Job:
Each line from the line with "Write a Python" to the line with "plt.rcParams['font.family'] = ['Liberation", inclusive, is to be repeated exactly; no other line and no picture belongs in the copy.

==== Stored data

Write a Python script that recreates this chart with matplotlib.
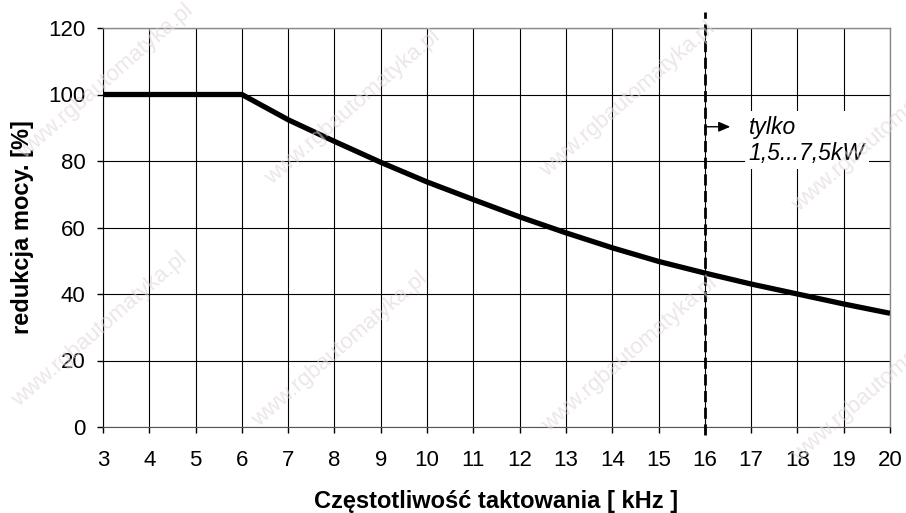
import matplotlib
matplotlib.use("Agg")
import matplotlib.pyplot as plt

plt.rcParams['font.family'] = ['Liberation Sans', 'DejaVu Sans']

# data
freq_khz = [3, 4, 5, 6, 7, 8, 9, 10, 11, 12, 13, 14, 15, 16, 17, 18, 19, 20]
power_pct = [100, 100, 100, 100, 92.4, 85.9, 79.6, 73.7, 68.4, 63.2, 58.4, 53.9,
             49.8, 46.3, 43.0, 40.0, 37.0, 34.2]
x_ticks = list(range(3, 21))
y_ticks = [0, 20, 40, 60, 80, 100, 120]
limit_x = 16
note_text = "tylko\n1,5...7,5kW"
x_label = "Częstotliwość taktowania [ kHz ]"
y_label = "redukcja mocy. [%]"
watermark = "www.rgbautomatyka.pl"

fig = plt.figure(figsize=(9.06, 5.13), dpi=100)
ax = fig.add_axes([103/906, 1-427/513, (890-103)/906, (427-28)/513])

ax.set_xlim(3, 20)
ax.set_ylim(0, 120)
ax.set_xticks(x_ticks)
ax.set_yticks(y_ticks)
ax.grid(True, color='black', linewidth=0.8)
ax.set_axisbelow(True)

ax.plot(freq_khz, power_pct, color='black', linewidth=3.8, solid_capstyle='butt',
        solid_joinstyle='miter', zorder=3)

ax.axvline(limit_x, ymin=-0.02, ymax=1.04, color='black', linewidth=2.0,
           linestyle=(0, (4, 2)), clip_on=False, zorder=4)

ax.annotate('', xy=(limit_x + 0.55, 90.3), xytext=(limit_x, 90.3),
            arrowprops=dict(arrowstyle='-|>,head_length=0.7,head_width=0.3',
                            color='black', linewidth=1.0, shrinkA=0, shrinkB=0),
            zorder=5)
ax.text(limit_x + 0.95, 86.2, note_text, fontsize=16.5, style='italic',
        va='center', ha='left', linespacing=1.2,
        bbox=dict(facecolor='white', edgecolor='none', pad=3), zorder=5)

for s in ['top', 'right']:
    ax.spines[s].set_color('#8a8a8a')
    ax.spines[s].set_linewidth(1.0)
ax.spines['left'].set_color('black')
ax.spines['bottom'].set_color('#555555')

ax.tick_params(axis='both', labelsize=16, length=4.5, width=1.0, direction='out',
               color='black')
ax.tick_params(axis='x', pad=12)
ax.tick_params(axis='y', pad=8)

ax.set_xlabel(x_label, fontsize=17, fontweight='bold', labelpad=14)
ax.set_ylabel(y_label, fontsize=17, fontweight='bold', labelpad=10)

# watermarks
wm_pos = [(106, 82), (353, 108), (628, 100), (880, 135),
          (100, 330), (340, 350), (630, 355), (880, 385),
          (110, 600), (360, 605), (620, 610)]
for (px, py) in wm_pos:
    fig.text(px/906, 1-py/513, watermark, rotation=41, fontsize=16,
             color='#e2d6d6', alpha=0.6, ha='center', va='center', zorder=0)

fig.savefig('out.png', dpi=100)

========
==== Stored data

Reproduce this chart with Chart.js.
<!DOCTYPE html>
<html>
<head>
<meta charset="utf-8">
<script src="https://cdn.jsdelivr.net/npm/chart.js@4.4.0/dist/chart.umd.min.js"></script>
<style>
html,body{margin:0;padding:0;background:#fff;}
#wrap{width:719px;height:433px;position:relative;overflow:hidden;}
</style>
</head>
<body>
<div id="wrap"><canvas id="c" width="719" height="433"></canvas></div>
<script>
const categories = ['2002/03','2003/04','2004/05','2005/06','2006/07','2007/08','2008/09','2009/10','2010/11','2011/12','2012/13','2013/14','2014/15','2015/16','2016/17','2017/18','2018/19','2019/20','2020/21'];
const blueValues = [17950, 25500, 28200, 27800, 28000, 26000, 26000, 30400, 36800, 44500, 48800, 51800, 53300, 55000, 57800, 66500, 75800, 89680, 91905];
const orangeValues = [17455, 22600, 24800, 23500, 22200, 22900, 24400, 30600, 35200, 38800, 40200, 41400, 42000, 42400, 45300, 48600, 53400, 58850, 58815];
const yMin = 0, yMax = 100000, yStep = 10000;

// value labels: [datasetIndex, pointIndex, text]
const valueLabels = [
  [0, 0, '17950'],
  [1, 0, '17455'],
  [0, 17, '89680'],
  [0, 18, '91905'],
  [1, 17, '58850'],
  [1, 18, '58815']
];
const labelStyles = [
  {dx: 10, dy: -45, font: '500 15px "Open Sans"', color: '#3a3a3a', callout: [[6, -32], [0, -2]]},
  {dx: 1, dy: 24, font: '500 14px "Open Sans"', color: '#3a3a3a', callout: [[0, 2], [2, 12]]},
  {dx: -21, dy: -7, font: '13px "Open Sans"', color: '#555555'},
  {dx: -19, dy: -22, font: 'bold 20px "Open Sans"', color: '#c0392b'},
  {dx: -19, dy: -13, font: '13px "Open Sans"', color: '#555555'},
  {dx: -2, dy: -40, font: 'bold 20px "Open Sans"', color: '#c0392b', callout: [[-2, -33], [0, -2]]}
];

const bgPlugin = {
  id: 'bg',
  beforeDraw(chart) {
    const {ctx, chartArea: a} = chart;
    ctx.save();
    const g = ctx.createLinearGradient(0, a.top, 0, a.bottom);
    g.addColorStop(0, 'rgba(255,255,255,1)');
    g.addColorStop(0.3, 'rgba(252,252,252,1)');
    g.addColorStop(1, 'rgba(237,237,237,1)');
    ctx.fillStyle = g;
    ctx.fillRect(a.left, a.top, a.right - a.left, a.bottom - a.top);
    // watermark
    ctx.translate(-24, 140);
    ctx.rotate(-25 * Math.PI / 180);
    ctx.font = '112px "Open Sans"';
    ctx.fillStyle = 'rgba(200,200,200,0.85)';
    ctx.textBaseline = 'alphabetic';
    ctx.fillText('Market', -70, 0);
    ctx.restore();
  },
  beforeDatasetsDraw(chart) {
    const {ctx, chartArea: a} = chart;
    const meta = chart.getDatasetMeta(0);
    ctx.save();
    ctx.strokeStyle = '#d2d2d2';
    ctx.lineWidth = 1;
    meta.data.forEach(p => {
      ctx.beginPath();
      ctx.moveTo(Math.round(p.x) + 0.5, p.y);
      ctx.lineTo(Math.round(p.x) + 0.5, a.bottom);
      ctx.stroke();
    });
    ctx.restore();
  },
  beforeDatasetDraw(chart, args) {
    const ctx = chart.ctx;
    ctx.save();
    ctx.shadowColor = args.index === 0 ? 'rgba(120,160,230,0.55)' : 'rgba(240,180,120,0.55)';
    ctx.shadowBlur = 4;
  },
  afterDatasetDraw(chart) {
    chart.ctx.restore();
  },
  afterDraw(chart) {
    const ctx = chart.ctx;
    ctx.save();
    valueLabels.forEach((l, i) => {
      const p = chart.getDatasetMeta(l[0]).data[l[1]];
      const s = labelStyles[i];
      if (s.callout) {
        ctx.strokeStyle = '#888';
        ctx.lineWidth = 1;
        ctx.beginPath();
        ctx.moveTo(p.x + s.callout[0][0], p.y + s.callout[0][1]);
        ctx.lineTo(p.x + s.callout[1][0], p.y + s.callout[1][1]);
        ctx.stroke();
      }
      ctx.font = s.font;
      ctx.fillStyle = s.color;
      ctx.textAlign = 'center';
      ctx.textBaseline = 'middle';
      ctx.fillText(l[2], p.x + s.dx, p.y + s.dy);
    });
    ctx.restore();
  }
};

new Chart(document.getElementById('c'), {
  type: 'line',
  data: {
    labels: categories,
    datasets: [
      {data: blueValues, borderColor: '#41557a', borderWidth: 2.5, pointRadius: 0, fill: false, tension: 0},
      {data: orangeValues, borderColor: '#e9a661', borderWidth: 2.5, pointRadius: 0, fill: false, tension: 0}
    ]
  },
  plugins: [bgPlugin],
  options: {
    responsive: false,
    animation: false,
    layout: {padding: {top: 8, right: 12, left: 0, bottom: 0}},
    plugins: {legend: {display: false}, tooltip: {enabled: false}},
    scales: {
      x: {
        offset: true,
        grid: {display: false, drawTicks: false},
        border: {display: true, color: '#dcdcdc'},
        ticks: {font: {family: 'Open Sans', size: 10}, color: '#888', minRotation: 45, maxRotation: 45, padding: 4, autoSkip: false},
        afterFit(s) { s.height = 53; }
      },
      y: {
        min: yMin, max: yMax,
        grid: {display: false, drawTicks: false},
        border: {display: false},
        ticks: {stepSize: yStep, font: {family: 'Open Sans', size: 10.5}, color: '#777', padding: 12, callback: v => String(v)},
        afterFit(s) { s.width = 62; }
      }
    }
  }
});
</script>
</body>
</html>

========
==== Stored data

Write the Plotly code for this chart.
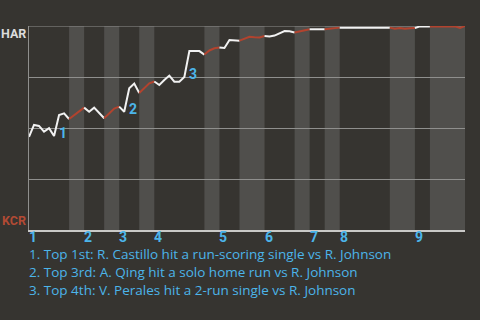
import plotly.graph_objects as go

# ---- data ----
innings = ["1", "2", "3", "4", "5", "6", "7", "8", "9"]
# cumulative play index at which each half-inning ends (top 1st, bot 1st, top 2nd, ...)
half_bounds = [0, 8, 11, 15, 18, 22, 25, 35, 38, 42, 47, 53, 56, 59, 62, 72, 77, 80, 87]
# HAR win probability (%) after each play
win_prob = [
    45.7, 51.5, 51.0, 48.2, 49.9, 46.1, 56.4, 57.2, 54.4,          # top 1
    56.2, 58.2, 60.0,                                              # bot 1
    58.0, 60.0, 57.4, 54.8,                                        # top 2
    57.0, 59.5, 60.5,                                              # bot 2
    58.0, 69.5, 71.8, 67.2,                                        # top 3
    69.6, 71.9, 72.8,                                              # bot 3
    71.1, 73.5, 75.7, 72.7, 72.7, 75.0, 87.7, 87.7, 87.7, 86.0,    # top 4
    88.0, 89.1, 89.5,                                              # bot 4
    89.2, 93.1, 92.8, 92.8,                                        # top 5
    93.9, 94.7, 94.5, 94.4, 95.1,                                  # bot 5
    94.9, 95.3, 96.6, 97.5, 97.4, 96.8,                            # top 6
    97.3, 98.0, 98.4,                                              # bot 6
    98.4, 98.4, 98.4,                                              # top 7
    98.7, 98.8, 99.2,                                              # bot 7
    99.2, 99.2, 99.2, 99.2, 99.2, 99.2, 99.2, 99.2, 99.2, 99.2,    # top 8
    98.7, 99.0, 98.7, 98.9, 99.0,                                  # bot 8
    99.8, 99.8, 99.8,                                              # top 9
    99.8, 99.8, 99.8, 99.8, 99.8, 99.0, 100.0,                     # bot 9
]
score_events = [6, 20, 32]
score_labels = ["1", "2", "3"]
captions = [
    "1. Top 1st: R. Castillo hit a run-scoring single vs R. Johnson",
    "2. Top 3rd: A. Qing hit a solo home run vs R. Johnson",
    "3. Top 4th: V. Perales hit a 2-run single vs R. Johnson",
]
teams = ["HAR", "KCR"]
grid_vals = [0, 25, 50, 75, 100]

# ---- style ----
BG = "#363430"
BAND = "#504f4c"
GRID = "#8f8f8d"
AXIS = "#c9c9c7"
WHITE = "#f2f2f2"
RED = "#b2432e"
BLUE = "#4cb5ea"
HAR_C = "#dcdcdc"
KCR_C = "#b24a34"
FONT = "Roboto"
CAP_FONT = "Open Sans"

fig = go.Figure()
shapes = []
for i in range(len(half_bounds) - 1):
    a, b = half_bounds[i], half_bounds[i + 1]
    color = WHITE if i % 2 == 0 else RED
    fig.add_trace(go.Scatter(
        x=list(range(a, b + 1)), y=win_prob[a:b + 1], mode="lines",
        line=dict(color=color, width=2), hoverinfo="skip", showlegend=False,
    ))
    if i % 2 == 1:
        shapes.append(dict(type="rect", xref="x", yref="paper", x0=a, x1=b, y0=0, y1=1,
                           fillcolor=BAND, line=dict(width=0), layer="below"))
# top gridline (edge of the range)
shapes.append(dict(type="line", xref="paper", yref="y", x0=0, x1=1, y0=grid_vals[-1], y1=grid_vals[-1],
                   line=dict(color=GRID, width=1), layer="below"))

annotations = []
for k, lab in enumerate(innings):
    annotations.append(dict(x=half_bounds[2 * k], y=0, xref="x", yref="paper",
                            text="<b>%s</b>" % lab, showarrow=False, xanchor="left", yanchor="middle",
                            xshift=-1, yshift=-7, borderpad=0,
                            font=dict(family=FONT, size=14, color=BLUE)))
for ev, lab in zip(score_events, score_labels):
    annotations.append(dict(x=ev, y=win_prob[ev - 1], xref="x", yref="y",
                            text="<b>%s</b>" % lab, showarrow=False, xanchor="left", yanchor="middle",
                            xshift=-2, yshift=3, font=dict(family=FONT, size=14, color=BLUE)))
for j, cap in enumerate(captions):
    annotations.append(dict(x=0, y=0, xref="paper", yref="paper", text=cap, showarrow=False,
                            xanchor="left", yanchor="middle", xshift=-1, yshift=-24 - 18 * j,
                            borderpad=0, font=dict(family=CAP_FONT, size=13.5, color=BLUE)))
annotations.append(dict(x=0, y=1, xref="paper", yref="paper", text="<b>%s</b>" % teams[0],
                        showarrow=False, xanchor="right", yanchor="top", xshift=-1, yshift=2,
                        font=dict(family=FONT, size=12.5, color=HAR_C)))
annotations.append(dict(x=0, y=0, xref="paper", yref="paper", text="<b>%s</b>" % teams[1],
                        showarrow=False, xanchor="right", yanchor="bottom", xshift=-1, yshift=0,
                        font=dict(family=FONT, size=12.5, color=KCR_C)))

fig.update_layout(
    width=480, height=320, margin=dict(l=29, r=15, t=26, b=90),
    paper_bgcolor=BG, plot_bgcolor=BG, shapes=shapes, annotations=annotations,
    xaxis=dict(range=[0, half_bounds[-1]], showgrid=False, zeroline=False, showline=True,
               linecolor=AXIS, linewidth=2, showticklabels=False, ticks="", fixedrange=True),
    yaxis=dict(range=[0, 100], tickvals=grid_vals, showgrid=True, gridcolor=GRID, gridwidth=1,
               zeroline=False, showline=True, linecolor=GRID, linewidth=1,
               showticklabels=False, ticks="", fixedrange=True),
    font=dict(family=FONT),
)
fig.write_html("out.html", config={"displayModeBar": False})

========

Exercise result:
Write a Python script that recreates this chart with matplotlib.
import matplotlib
matplotlib.use("Agg")
import matplotlib.pyplot as plt

plt.rcParams['font.family'] = ['Liberation Sans', 'DejaVu Sans']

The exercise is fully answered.